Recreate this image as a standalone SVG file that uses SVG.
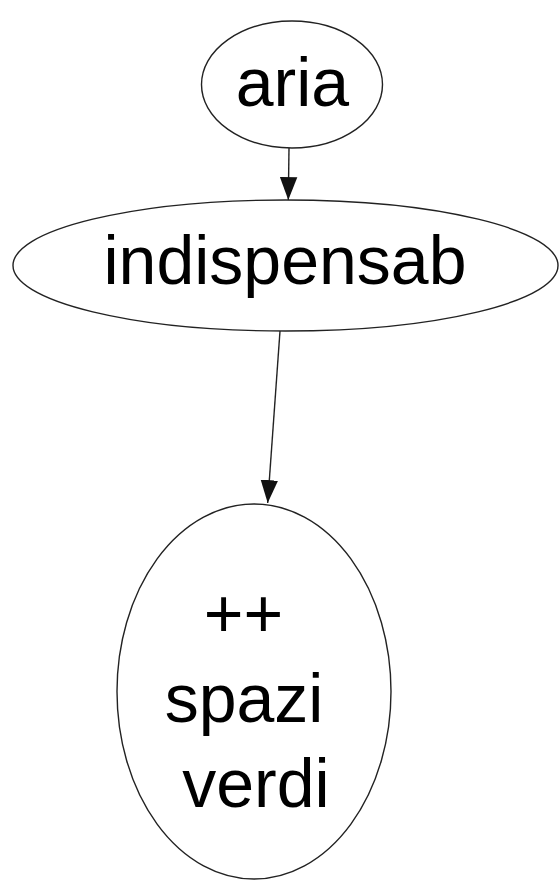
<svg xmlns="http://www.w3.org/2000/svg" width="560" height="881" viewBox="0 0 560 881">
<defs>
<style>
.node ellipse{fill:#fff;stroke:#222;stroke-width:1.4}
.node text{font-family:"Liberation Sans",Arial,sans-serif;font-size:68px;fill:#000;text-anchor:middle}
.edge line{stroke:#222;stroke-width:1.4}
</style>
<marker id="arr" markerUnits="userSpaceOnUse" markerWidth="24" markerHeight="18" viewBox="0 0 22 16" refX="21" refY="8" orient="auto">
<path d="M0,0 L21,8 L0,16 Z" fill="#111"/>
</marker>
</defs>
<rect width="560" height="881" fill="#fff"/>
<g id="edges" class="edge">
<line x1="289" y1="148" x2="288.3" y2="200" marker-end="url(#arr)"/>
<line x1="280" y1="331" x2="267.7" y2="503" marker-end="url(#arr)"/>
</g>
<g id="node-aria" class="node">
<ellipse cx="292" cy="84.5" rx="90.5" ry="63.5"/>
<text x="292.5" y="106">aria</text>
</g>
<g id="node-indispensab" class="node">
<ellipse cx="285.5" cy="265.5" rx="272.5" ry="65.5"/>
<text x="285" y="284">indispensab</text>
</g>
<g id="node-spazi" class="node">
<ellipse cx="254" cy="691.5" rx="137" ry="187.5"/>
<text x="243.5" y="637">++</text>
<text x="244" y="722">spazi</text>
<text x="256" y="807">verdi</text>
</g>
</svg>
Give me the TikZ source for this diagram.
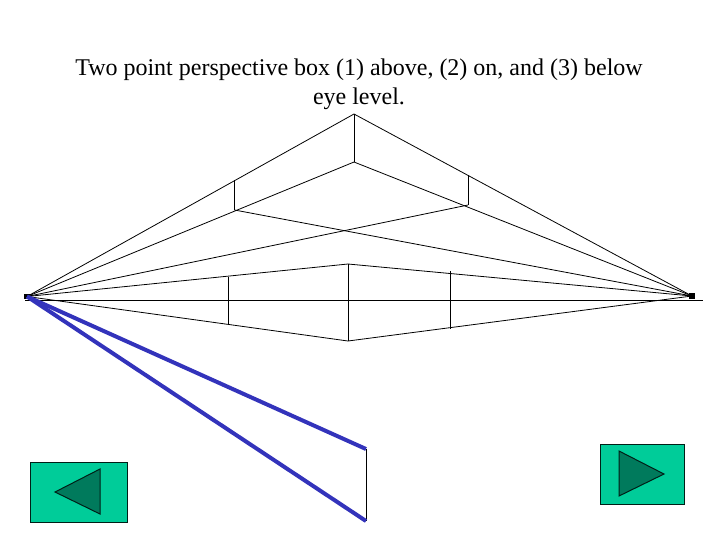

++++++

▶ [Set exercise]
Set down the lines of the records above exactly, apart from the pictures.

▶ [Response to the task]
Recreate this image as a standalone SVG file that uses SVG.
<svg xmlns="http://www.w3.org/2000/svg" width="560" height="881" viewBox="0 0 560 881">
<defs>
<style>
.node ellipse{fill:#fff;stroke:#222;stroke-width:1.4}
.node text{font-family:"Liberation Sans",Arial,sans-serif;font-size:68px;fill:#000;text-anchor:middle}
.edge line{stroke:#222;stroke-width:1.4}
</style>
<marker id="arr" markerUnits="userSpaceOnUse" markerWidth="24" markerHeight="18" viewBox="0 0 22 16" refX="21" refY="8" orient="auto">
<path d="M0,0 L21,8 L0,16 Z" fill="#111"/>
</marker>
</defs>
<rect width="560" height="881" fill="#fff"/>
<g id="edges" class="edge">
<line x1="289" y1="148" x2="288.3" y2="200" marker-end="url(#arr)"/>
<line x1="280" y1="331" x2="267.7" y2="503" marker-end="url(#arr)"/>
</g>
<g id="node-aria" class="node">
<ellipse cx="292" cy="84.5" rx="90.5" ry="63.5"/>
<text x="292.5" y="106">aria</text>
</g>
<g id="node-indispensab" class="node">
<ellipse cx="285.5" cy="265.5" rx="272.5" ry="65.5"/>
<text x="285" y="284">indispensab</text>
</g>
<g id="node-spazi" class="node">
<ellipse cx="254" cy="691.5" rx="137" ry="187.5"/>
<text x="243.5" y="637">++</text>
<text x="244" y="722">spazi</text>
<text x="256" y="807">verdi</text>
</g>
</svg>
Give me the TikZ source for this diagram.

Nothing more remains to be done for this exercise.